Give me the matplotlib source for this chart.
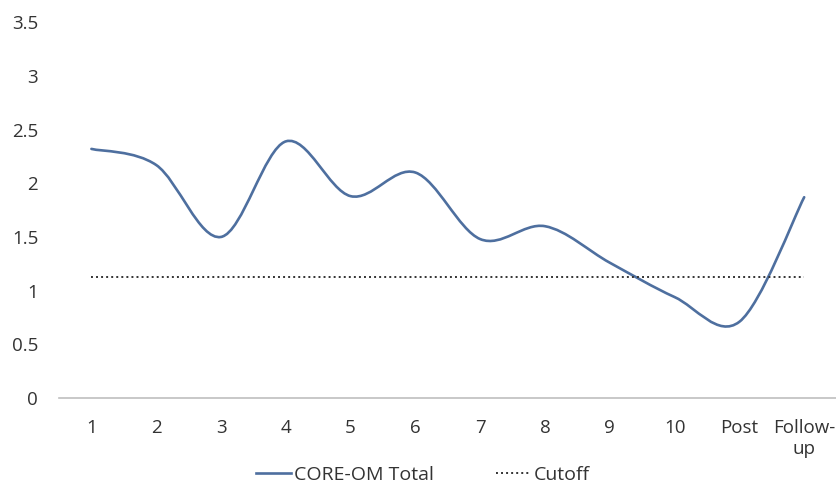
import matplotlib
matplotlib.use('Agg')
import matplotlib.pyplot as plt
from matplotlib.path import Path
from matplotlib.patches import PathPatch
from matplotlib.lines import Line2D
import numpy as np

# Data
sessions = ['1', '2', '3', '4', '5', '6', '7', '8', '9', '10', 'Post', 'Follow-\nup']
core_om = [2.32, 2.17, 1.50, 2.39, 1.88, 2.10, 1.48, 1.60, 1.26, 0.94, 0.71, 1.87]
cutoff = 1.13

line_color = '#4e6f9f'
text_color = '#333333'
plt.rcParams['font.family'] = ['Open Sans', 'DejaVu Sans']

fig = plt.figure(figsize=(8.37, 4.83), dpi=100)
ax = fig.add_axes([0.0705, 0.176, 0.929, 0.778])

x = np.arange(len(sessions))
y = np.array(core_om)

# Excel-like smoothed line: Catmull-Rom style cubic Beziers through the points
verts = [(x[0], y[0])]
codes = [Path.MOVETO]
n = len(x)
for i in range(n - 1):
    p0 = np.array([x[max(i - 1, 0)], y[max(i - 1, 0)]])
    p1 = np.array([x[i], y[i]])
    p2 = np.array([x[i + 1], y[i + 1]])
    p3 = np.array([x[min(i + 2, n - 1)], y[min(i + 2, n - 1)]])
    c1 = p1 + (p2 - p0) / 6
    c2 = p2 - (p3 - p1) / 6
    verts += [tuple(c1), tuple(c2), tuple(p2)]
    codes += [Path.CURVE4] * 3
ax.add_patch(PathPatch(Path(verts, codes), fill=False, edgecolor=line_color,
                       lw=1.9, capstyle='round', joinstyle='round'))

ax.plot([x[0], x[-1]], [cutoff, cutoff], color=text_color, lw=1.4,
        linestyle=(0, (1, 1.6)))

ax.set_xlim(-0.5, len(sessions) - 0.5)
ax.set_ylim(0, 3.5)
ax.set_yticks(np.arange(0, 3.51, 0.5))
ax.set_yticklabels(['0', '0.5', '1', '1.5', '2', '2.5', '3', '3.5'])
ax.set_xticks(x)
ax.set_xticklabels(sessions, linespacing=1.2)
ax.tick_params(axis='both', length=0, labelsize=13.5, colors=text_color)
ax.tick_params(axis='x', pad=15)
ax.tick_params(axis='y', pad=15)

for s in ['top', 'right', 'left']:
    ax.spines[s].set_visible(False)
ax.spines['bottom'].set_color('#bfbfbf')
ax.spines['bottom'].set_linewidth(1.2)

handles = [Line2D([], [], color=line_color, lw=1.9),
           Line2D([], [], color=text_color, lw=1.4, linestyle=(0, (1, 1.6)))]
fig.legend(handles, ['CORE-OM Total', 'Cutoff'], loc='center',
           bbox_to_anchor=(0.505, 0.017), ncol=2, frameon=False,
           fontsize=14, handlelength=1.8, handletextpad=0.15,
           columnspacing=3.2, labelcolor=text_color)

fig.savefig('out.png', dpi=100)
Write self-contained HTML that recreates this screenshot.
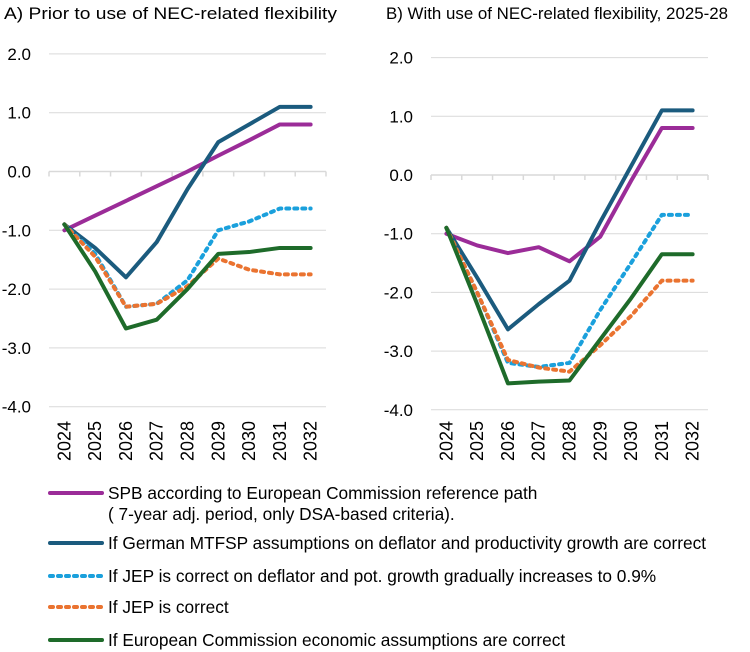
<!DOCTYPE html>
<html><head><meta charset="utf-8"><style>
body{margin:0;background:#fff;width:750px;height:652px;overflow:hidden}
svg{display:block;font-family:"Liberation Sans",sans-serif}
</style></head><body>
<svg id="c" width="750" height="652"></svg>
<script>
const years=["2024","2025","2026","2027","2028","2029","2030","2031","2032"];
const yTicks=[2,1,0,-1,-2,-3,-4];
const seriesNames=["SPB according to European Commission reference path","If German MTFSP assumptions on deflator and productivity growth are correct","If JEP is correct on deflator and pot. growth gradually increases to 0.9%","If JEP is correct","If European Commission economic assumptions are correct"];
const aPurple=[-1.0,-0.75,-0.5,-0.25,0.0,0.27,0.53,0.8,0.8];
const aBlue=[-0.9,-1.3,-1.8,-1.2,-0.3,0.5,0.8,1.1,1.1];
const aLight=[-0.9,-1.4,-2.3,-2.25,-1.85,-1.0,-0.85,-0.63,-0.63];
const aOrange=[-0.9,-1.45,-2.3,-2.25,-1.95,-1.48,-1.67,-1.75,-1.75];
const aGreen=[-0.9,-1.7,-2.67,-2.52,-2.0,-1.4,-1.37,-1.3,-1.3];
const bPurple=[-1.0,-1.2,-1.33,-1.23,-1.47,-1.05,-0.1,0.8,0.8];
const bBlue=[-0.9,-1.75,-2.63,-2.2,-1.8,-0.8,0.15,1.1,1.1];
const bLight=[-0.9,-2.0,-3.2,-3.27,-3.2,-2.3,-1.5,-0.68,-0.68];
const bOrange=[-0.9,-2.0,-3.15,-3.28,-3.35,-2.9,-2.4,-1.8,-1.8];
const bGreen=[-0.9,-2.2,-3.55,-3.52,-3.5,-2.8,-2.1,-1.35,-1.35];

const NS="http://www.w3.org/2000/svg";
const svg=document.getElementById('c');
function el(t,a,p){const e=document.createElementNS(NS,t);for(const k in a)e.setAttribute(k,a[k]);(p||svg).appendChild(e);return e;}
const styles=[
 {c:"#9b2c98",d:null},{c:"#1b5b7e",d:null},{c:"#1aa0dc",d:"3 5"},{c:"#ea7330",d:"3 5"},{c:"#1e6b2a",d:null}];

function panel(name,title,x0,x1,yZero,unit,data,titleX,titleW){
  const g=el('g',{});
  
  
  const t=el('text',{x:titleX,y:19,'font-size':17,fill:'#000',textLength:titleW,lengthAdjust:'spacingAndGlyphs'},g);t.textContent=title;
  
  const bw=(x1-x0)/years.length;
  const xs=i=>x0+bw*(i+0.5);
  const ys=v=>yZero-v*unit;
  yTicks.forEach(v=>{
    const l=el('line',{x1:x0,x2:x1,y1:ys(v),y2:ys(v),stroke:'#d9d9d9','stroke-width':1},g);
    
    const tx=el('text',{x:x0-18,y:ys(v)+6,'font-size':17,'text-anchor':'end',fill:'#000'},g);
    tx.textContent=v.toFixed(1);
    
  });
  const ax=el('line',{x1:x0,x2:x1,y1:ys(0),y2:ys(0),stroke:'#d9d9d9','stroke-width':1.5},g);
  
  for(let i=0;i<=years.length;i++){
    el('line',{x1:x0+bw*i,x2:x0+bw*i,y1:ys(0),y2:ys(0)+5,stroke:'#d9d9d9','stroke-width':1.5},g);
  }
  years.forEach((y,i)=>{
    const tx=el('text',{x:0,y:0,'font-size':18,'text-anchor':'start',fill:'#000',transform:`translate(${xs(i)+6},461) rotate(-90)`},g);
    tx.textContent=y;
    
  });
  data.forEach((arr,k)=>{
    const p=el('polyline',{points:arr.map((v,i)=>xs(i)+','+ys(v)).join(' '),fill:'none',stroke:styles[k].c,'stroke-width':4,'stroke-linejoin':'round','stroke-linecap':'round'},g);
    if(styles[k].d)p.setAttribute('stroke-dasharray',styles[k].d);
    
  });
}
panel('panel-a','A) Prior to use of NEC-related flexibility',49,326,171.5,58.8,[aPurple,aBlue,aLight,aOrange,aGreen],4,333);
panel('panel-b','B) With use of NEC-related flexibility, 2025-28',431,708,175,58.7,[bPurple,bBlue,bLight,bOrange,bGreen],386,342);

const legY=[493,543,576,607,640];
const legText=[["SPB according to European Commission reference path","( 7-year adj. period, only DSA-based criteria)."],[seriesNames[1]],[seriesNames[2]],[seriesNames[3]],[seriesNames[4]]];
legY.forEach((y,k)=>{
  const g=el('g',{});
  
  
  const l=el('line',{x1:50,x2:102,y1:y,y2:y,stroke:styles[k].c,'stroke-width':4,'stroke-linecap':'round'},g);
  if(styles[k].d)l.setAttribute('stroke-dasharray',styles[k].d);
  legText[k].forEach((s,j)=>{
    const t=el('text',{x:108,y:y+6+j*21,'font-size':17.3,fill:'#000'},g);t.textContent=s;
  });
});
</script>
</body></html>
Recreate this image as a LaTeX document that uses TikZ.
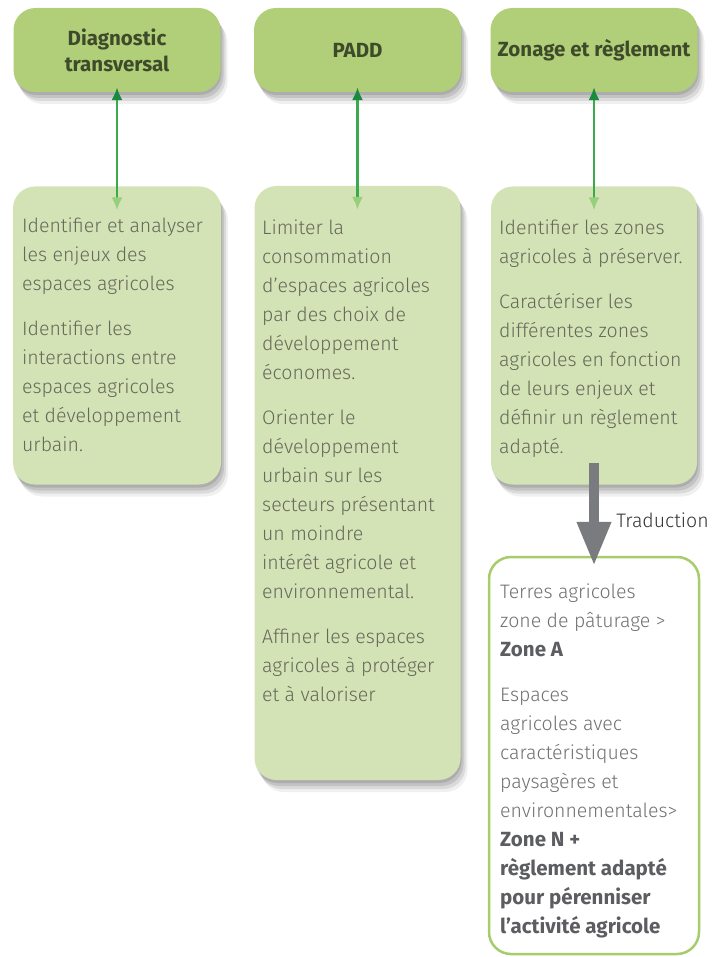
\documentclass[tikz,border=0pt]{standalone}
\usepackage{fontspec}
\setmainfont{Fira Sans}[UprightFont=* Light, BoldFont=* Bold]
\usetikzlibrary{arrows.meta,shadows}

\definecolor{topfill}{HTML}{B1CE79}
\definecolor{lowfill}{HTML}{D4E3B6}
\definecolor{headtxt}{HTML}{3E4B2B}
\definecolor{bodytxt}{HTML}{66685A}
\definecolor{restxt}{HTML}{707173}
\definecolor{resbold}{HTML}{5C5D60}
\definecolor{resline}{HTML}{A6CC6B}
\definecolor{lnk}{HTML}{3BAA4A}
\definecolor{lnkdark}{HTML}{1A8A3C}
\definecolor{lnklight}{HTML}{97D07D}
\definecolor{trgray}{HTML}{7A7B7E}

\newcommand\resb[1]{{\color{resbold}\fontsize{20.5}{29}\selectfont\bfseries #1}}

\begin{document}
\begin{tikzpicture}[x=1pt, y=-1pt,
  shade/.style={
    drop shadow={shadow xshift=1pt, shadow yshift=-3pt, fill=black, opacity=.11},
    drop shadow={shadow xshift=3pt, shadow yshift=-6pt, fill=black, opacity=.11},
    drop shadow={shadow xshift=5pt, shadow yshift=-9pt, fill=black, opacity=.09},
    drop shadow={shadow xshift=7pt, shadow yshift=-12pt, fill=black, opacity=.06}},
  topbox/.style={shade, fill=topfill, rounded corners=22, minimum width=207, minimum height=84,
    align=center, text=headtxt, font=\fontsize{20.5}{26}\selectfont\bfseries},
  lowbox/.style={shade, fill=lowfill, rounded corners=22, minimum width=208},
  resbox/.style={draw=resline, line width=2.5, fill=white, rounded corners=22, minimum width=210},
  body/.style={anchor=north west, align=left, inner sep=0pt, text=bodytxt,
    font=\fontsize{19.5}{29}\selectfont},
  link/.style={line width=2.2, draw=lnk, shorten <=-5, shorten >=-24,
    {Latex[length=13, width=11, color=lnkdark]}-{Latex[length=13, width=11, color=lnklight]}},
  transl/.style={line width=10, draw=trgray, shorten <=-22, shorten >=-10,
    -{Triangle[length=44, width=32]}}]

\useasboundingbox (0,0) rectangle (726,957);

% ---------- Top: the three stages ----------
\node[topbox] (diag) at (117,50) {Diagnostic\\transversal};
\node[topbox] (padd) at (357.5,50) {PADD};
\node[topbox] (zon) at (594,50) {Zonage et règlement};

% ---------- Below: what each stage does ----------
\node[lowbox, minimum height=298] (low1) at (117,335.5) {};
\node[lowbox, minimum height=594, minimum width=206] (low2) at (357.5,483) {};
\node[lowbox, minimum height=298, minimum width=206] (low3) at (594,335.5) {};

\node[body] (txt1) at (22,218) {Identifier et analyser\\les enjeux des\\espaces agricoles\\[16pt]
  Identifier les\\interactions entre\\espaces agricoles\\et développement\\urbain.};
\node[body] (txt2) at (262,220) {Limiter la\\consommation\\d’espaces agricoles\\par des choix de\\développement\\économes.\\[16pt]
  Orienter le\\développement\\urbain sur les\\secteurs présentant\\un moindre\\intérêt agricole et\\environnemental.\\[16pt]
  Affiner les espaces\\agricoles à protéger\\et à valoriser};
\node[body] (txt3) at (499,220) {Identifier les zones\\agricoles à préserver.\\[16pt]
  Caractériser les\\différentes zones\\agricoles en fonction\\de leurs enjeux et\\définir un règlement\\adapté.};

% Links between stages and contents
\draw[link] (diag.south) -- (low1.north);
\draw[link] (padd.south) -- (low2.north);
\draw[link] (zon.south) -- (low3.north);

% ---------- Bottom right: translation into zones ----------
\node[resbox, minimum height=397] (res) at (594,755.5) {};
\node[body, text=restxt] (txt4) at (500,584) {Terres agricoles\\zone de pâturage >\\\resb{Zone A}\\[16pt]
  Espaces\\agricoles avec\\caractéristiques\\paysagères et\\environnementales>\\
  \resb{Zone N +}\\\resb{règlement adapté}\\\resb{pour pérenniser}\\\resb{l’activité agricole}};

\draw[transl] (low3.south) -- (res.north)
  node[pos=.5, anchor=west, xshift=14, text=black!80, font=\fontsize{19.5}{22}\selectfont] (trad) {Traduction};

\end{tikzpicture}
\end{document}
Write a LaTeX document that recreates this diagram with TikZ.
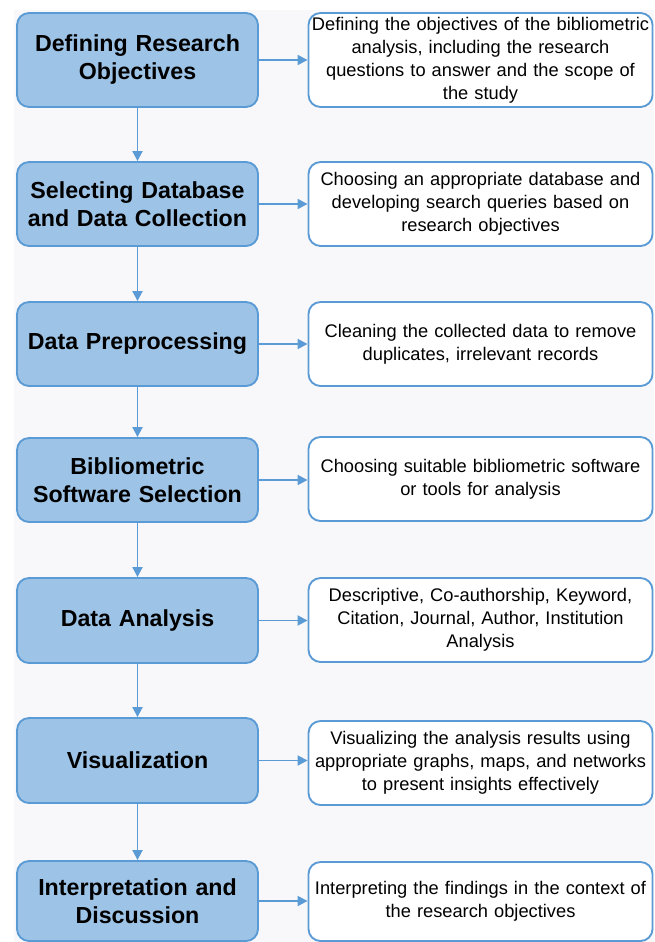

━━━━

[Problem description]: Copy exactly, and copy only, the lines from the one with "Recreate this image" to the one with "(0,0) rectangle (726,957);", ends included. Pictures are not part of the copy.

[Exercise answer]:
Recreate this image as a LaTeX document that uses TikZ.
\documentclass[tikz,border=0pt]{standalone}
\usepackage{fontspec}
\setmainfont{Fira Sans}[UprightFont=* Light, BoldFont=* Bold]
\usetikzlibrary{arrows.meta,shadows}

\definecolor{topfill}{HTML}{B1CE79}
\definecolor{lowfill}{HTML}{D4E3B6}
\definecolor{headtxt}{HTML}{3E4B2B}
\definecolor{bodytxt}{HTML}{66685A}
\definecolor{restxt}{HTML}{707173}
\definecolor{resbold}{HTML}{5C5D60}
\definecolor{resline}{HTML}{A6CC6B}
\definecolor{lnk}{HTML}{3BAA4A}
\definecolor{lnkdark}{HTML}{1A8A3C}
\definecolor{lnklight}{HTML}{97D07D}
\definecolor{trgray}{HTML}{7A7B7E}

\newcommand\resb[1]{{\color{resbold}\fontsize{20.5}{29}\selectfont\bfseries #1}}

\begin{document}
\begin{tikzpicture}[x=1pt, y=-1pt,
  shade/.style={
    drop shadow={shadow xshift=1pt, shadow yshift=-3pt, fill=black, opacity=.11},
    drop shadow={shadow xshift=3pt, shadow yshift=-6pt, fill=black, opacity=.11},
    drop shadow={shadow xshift=5pt, shadow yshift=-9pt, fill=black, opacity=.09},
    drop shadow={shadow xshift=7pt, shadow yshift=-12pt, fill=black, opacity=.06}},
  topbox/.style={shade, fill=topfill, rounded corners=22, minimum width=207, minimum height=84,
    align=center, text=headtxt, font=\fontsize{20.5}{26}\selectfont\bfseries},
  lowbox/.style={shade, fill=lowfill, rounded corners=22, minimum width=208},
  resbox/.style={draw=resline, line width=2.5, fill=white, rounded corners=22, minimum width=210},
  body/.style={anchor=north west, align=left, inner sep=0pt, text=bodytxt,
    font=\fontsize{19.5}{29}\selectfont},
  link/.style={line width=2.2, draw=lnk, shorten <=-5, shorten >=-24,
    {Latex[length=13, width=11, color=lnkdark]}-{Latex[length=13, width=11, color=lnklight]}},
  transl/.style={line width=10, draw=trgray, shorten <=-22, shorten >=-10,
    -{Triangle[length=44, width=32]}}]

\useasboundingbox (0,0) rectangle (726,957);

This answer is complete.